Repeat each line of the material below exactly as it appears, minus any pictures.
═══ Source data
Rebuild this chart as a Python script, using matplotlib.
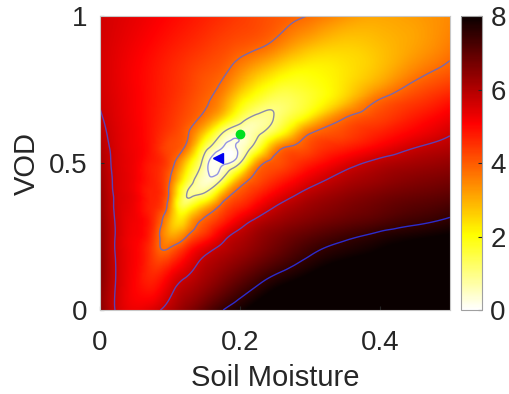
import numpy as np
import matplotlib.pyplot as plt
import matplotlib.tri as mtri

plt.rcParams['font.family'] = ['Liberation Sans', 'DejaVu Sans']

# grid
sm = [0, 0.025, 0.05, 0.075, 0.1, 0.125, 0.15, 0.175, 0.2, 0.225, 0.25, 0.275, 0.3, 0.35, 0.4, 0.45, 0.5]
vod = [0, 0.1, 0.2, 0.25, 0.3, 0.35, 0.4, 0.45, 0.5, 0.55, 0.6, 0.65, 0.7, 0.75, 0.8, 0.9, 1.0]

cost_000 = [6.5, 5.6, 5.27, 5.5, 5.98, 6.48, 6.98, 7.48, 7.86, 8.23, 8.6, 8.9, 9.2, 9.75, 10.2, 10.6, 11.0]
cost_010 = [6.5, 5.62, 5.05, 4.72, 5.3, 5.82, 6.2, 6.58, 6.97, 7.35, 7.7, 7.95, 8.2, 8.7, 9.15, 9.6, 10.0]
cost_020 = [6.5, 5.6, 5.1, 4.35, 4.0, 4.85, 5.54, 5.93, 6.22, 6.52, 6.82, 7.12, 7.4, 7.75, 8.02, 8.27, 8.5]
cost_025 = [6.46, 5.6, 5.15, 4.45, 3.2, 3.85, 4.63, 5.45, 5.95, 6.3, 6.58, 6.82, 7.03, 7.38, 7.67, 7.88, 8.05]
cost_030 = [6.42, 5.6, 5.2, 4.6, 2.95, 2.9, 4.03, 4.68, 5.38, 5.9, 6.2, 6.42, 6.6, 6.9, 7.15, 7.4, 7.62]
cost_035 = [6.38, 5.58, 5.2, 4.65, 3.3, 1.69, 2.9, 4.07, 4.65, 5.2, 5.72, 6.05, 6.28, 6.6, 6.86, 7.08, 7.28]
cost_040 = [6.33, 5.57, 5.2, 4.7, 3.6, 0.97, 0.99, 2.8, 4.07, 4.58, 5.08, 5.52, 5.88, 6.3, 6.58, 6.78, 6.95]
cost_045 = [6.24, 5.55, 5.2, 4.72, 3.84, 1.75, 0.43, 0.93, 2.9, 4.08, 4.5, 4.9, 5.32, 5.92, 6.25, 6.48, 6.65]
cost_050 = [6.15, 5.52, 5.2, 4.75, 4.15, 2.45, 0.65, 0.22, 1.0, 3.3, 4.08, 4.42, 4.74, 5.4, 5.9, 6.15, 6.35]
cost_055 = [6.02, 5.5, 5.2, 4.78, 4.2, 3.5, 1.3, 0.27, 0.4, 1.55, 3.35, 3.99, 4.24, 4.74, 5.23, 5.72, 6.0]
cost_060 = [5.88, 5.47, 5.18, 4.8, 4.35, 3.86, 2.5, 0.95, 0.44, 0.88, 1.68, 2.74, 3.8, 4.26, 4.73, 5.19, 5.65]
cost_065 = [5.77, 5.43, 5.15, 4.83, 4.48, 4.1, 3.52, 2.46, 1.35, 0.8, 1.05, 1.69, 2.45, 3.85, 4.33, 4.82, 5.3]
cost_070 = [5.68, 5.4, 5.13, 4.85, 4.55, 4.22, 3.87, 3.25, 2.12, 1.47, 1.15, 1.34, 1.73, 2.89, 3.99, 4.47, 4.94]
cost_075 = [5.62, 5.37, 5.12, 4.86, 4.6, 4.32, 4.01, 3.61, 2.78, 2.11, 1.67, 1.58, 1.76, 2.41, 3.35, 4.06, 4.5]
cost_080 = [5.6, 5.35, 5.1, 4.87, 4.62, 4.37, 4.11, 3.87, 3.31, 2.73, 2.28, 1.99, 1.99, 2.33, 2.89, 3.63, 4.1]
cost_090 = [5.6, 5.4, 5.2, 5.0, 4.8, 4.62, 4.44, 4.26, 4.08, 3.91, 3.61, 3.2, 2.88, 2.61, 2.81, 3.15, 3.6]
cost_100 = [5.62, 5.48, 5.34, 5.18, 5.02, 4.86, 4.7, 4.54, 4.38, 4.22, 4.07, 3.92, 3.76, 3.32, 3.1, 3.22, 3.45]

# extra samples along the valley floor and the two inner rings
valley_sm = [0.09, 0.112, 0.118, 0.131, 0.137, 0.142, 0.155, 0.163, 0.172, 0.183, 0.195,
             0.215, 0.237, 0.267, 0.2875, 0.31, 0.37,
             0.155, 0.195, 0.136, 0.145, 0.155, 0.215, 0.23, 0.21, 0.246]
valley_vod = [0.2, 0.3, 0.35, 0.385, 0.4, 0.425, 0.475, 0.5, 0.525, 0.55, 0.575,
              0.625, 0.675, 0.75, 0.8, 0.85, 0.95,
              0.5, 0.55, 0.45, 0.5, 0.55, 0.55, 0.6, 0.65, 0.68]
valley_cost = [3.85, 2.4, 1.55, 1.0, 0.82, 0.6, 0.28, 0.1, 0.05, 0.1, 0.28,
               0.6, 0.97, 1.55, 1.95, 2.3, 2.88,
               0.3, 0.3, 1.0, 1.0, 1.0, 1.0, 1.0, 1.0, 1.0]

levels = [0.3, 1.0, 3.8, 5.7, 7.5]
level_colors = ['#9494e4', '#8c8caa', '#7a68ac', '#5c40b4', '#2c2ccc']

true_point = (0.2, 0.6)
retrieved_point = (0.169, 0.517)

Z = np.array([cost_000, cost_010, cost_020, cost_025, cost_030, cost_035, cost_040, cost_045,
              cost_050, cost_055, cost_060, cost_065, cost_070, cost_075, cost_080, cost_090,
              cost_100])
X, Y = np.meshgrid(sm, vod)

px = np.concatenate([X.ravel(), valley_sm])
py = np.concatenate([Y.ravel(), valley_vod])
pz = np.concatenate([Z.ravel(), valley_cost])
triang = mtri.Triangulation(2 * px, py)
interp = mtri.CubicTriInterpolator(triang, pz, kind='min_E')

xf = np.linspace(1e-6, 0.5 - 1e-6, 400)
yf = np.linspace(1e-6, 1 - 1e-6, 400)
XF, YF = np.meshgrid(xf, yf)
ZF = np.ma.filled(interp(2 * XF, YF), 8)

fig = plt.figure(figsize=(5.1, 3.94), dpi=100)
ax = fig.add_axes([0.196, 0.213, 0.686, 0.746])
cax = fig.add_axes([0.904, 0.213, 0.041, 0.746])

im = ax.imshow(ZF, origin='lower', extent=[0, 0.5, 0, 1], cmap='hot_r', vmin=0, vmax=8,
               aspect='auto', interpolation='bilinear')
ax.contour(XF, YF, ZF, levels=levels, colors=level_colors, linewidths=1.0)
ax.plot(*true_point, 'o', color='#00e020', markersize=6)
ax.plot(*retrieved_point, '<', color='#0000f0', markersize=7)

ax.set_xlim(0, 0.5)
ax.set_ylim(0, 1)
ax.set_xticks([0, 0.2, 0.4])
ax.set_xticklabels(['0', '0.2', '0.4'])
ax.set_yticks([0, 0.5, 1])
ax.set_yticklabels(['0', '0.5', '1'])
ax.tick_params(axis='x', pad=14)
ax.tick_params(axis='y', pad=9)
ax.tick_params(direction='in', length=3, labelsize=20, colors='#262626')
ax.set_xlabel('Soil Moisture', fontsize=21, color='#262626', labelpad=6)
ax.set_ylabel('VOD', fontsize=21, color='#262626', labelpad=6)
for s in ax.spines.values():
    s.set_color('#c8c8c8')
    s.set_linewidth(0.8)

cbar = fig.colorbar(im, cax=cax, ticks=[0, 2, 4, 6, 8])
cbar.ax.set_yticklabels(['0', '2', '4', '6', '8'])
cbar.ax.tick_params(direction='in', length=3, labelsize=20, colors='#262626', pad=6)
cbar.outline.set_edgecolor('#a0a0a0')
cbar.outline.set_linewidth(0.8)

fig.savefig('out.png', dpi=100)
══════
◆ **Worked answer**:
Rebuild this chart as a Python script, using matplotlib.
import numpy as np
import matplotlib.pyplot as plt
import matplotlib.tri as mtri

plt.rcParams['font.family'] = ['Liberation Sans', 'DejaVu Sans']

# grid
sm = [0, 0.025, 0.05, 0.075, 0.1, 0.125, 0.15, 0.175, 0.2, 0.225, 0.25, 0.275, 0.3, 0.35, 0.4, 0.45, 0.5]
vod = [0, 0.1, 0.2, 0.25, 0.3, 0.35, 0.4, 0.45, 0.5, 0.55, 0.6, 0.65, 0.7, 0.75, 0.8, 0.9, 1.0]

cost_000 = [6.5, 5.6, 5.27, 5.5, 5.98, 6.48, 6.98, 7.48, 7.86, 8.23, 8.6, 8.9, 9.2, 9.75, 10.2, 10.6, 11.0]
cost_010 = [6.5, 5.62, 5.05, 4.72, 5.3, 5.82, 6.2, 6.58, 6.97, 7.35, 7.7, 7.95, 8.2, 8.7, 9.15, 9.6, 10.0]
cost_020 = [6.5, 5.6, 5.1, 4.35, 4.0, 4.85, 5.54, 5.93, 6.22, 6.52, 6.82, 7.12, 7.4, 7.75, 8.02, 8.27, 8.5]
cost_025 = [6.46, 5.6, 5.15, 4.45, 3.2, 3.85, 4.63, 5.45, 5.95, 6.3, 6.58, 6.82, 7.03, 7.38, 7.67, 7.88, 8.05]
cost_030 = [6.42, 5.6, 5.2, 4.6, 2.95, 2.9, 4.03, 4.68, 5.38, 5.9, 6.2, 6.42, 6.6, 6.9, 7.15, 7.4, 7.62]
cost_035 = [6.38, 5.58, 5.2, 4.65, 3.3, 1.69, 2.9, 4.07, 4.65, 5.2, 5.72, 6.05, 6.28, 6.6, 6.86, 7.08, 7.28]
cost_040 = [6.33, 5.57, 5.2, 4.7, 3.6, 0.97, 0.99, 2.8, 4.07, 4.58, 5.08, 5.52, 5.88, 6.3, 6.58, 6.78, 6.95]
cost_045 = [6.24, 5.55, 5.2, 4.72, 3.84, 1.75, 0.43, 0.93, 2.9, 4.08, 4.5, 4.9, 5.32, 5.92, 6.25, 6.48, 6.65]
cost_050 = [6.15, 5.52, 5.2, 4.75, 4.15, 2.45, 0.65, 0.22, 1.0, 3.3, 4.08, 4.42, 4.74, 5.4, 5.9, 6.15, 6.35]
cost_055 = [6.02, 5.5, 5.2, 4.78, 4.2, 3.5, 1.3, 0.27, 0.4, 1.55, 3.35, 3.99, 4.24, 4.74, 5.23, 5.72, 6.0]
cost_060 = [5.88, 5.47, 5.18, 4.8, 4.35, 3.86, 2.5, 0.95, 0.44, 0.88, 1.68, 2.74, 3.8, 4.26, 4.73, 5.19, 5.65]
cost_065 = [5.77, 5.43, 5.15, 4.83, 4.48, 4.1, 3.52, 2.46, 1.35, 0.8, 1.05, 1.69, 2.45, 3.85, 4.33, 4.82, 5.3]
cost_070 = [5.68, 5.4, 5.13, 4.85, 4.55, 4.22, 3.87, 3.25, 2.12, 1.47, 1.15, 1.34, 1.73, 2.89, 3.99, 4.47, 4.94]
cost_075 = [5.62, 5.37, 5.12, 4.86, 4.6, 4.32, 4.01, 3.61, 2.78, 2.11, 1.67, 1.58, 1.76, 2.41, 3.35, 4.06, 4.5]
cost_080 = [5.6, 5.35, 5.1, 4.87, 4.62, 4.37, 4.11, 3.87, 3.31, 2.73, 2.28, 1.99, 1.99, 2.33, 2.89, 3.63, 4.1]
cost_090 = [5.6, 5.4, 5.2, 5.0, 4.8, 4.62, 4.44, 4.26, 4.08, 3.91, 3.61, 3.2, 2.88, 2.61, 2.81, 3.15, 3.6]
cost_100 = [5.62, 5.48, 5.34, 5.18, 5.02, 4.86, 4.7, 4.54, 4.38, 4.22, 4.07, 3.92, 3.76, 3.32, 3.1, 3.22, 3.45]

# extra samples along the valley floor and the two inner rings
valley_sm = [0.09, 0.112, 0.118, 0.131, 0.137, 0.142, 0.155, 0.163, 0.172, 0.183, 0.195,
             0.215, 0.237, 0.267, 0.2875, 0.31, 0.37,
             0.155, 0.195, 0.136, 0.145, 0.155, 0.215, 0.23, 0.21, 0.246]
valley_vod = [0.2, 0.3, 0.35, 0.385, 0.4, 0.425, 0.475, 0.5, 0.525, 0.55, 0.575,
              0.625, 0.675, 0.75, 0.8, 0.85, 0.95,
              0.5, 0.55, 0.45, 0.5, 0.55, 0.55, 0.6, 0.65, 0.68]
valley_cost = [3.85, 2.4, 1.55, 1.0, 0.82, 0.6, 0.28, 0.1, 0.05, 0.1, 0.28,
               0.6, 0.97, 1.55, 1.95, 2.3, 2.88,
               0.3, 0.3, 1.0, 1.0, 1.0, 1.0, 1.0, 1.0, 1.0]

levels = [0.3, 1.0, 3.8, 5.7, 7.5]
level_colors = ['#9494e4', '#8c8caa', '#7a68ac', '#5c40b4', '#2c2ccc']

true_point = (0.2, 0.6)
retrieved_point = (0.169, 0.517)

Z = np.array([cost_000, cost_010, cost_020, cost_025, cost_030, cost_035, cost_040, cost_045,
              cost_050, cost_055, cost_060, cost_065, cost_070, cost_075, cost_080, cost_090,
              cost_100])
X, Y = np.meshgrid(sm, vod)

px = np.concatenate([X.ravel(), valley_sm])
py = np.concatenate([Y.ravel(), valley_vod])
pz = np.concatenate([Z.ravel(), valley_cost])
triang = mtri.Triangulation(2 * px, py)
interp = mtri.CubicTriInterpolator(triang, pz, kind='min_E')

xf = np.linspace(1e-6, 0.5 - 1e-6, 400)
yf = np.linspace(1e-6, 1 - 1e-6, 400)
XF, YF = np.meshgrid(xf, yf)
ZF = np.ma.filled(interp(2 * XF, YF), 8)

fig = plt.figure(figsize=(5.1, 3.94), dpi=100)
ax = fig.add_axes([0.196, 0.213, 0.686, 0.746])
cax = fig.add_axes([0.904, 0.213, 0.041, 0.746])

im = ax.imshow(ZF, origin='lower', extent=[0, 0.5, 0, 1], cmap='hot_r', vmin=0, vmax=8,
               aspect='auto', interpolation='bilinear')
ax.contour(XF, YF, ZF, levels=levels, colors=level_colors, linewidths=1.0)
ax.plot(*true_point, 'o', color='#00e020', markersize=6)
ax.plot(*retrieved_point, '<', color='#0000f0', markersize=7)

ax.set_xlim(0, 0.5)
ax.set_ylim(0, 1)
ax.set_xticks([0, 0.2, 0.4])
ax.set_xticklabels(['0', '0.2', '0.4'])
ax.set_yticks([0, 0.5, 1])
ax.set_yticklabels(['0', '0.5', '1'])
ax.tick_params(axis='x', pad=14)
ax.tick_params(axis='y', pad=9)
ax.tick_params(direction='in', length=3, labelsize=20, colors='#262626')
ax.set_xlabel('Soil Moisture', fontsize=21, color='#262626', labelpad=6)
ax.set_ylabel('VOD', fontsize=21, color='#262626', labelpad=6)
for s in ax.spines.values():
    s.set_color('#c8c8c8')
    s.set_linewidth(0.8)

cbar = fig.colorbar(im, cax=cax, ticks=[0, 2, 4, 6, 8])
cbar.ax.set_yticklabels(['0', '2', '4', '6', '8'])
cbar.ax.tick_params(direction='in', length=3, labelsize=20, colors='#262626', pad=6)
cbar.outline.set_edgecolor('#a0a0a0')
cbar.outline.set_linewidth(0.8)

fig.savefig('out.png', dpi=100)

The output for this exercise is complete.